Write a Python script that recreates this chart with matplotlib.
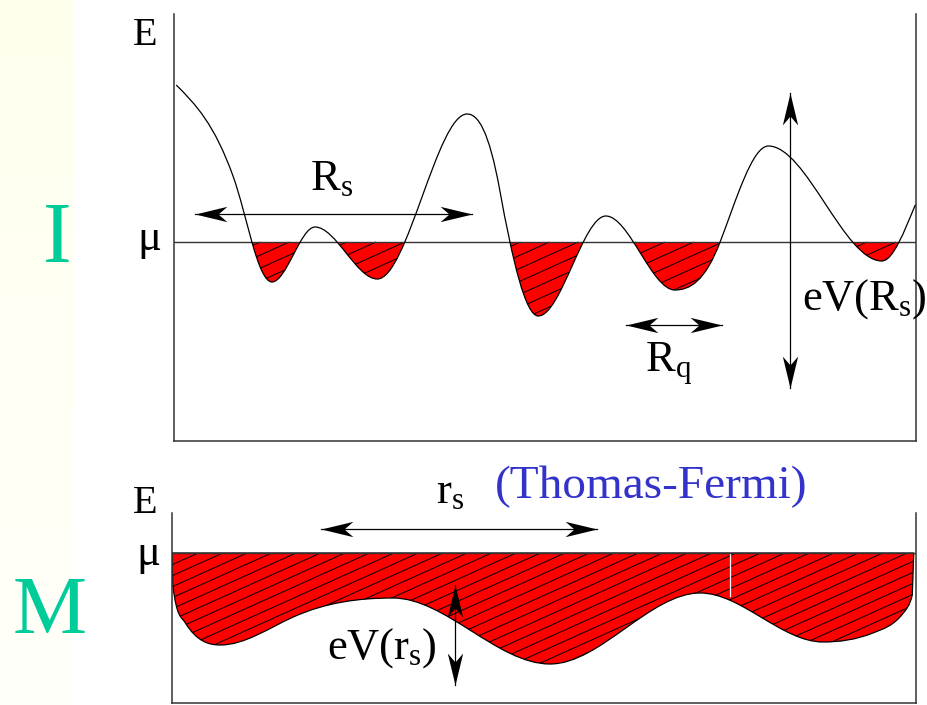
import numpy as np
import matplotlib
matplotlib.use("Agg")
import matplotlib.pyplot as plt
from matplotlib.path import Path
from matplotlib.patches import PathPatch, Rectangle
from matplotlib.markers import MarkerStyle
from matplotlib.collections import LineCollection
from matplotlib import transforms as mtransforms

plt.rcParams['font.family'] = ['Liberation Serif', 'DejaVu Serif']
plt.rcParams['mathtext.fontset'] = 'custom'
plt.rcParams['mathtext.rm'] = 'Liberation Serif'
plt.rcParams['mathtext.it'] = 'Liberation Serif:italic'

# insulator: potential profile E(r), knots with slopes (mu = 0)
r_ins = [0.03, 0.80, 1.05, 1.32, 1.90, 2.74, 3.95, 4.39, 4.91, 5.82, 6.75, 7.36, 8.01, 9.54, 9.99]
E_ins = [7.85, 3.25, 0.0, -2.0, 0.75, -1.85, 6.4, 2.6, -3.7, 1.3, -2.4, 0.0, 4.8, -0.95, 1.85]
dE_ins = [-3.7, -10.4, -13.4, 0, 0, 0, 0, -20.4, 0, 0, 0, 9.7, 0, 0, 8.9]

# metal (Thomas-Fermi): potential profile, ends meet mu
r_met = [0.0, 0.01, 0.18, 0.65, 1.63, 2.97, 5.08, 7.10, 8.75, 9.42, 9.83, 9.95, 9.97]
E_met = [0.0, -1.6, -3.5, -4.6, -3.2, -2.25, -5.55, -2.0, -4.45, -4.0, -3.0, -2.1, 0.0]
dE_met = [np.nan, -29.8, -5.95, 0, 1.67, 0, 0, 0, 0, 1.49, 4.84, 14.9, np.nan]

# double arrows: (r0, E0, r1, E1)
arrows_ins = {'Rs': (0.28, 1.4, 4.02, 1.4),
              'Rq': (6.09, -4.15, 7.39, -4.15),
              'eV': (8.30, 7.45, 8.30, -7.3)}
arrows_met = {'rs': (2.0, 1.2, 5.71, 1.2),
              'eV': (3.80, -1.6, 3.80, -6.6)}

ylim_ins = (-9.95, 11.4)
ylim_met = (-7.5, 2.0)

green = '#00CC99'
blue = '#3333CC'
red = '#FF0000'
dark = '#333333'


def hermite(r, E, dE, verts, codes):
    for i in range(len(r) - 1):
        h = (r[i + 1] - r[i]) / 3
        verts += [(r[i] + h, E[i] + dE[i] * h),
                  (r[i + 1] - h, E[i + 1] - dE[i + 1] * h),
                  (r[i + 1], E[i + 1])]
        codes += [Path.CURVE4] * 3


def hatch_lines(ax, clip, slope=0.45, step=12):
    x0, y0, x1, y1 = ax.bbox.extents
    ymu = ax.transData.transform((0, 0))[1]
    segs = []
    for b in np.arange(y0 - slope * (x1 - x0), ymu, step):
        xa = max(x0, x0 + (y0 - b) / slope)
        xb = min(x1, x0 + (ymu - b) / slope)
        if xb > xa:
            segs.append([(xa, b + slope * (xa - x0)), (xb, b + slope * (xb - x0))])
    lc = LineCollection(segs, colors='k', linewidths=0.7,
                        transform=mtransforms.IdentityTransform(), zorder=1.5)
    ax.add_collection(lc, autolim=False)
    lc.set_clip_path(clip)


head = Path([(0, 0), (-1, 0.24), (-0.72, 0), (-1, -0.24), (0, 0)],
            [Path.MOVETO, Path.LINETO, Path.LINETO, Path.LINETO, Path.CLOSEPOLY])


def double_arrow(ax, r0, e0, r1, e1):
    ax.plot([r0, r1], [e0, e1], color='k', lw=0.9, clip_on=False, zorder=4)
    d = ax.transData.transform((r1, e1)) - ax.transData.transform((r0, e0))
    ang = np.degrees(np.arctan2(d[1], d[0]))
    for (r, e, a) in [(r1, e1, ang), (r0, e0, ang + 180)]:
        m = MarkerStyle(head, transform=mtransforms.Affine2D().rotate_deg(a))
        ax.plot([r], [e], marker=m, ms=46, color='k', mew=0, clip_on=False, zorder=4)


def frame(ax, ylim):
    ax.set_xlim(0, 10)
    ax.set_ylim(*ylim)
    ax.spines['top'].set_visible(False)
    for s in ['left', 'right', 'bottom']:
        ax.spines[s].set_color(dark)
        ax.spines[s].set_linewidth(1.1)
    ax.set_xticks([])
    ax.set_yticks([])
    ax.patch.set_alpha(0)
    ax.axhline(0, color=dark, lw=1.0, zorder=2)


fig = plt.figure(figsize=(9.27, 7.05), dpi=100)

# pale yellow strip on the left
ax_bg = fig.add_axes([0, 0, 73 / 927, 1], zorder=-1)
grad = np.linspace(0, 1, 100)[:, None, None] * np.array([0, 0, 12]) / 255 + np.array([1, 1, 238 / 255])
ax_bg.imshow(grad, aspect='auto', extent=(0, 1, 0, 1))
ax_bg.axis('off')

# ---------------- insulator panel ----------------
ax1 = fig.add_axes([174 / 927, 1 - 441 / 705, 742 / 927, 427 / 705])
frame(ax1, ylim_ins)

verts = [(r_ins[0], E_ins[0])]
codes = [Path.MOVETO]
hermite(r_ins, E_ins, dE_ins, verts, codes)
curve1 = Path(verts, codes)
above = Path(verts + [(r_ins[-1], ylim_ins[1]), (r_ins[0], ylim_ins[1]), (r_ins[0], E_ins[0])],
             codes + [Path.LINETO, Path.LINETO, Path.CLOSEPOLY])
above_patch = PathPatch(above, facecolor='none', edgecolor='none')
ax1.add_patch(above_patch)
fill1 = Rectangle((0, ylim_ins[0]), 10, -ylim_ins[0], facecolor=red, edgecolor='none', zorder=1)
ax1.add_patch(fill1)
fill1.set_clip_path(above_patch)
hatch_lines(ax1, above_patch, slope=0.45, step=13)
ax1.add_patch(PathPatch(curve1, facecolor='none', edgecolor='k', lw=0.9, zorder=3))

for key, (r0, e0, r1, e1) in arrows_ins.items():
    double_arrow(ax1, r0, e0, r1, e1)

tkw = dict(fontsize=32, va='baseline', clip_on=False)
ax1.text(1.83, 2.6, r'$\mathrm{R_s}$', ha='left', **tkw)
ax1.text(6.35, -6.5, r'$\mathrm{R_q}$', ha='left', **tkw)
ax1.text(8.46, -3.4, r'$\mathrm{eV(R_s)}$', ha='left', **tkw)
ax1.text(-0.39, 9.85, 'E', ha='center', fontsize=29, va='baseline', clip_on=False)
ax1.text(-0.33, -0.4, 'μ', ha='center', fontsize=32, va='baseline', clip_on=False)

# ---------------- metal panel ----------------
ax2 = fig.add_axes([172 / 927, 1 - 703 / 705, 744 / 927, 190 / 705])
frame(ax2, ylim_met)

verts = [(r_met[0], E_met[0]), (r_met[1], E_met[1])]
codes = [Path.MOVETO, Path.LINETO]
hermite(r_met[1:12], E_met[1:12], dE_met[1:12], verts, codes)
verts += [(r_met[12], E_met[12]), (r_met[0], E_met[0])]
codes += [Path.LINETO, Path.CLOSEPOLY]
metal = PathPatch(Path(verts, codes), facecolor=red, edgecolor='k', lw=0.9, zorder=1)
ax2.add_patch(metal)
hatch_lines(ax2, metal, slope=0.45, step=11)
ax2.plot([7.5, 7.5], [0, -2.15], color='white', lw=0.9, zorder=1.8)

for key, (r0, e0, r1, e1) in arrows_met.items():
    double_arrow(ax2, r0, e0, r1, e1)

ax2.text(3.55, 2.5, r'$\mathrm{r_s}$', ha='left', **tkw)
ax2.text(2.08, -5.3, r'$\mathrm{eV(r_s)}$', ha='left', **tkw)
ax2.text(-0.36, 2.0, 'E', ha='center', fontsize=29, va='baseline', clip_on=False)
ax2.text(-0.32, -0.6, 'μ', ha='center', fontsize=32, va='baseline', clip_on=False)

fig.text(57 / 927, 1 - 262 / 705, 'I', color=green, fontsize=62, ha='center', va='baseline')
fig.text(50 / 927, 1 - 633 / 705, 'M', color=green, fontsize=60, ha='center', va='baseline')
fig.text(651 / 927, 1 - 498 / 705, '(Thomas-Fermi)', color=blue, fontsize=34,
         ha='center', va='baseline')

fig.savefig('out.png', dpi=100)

> **Goal of the exercise**: Everything from the top line of the data down to and including the line with "from matplotlib import" is to be copied, except the pictures.

> **Response to this task**:
Write a Python script that recreates this chart with matplotlib.
import numpy as np
import matplotlib
matplotlib.use("Agg")
import matplotlib.pyplot as plt
from matplotlib.path import Path
from matplotlib.patches import PathPatch, Rectangle
from matplotlib.markers import MarkerStyle
from matplotlib.collections import LineCollection
from matplotlib import transforms as mtransforms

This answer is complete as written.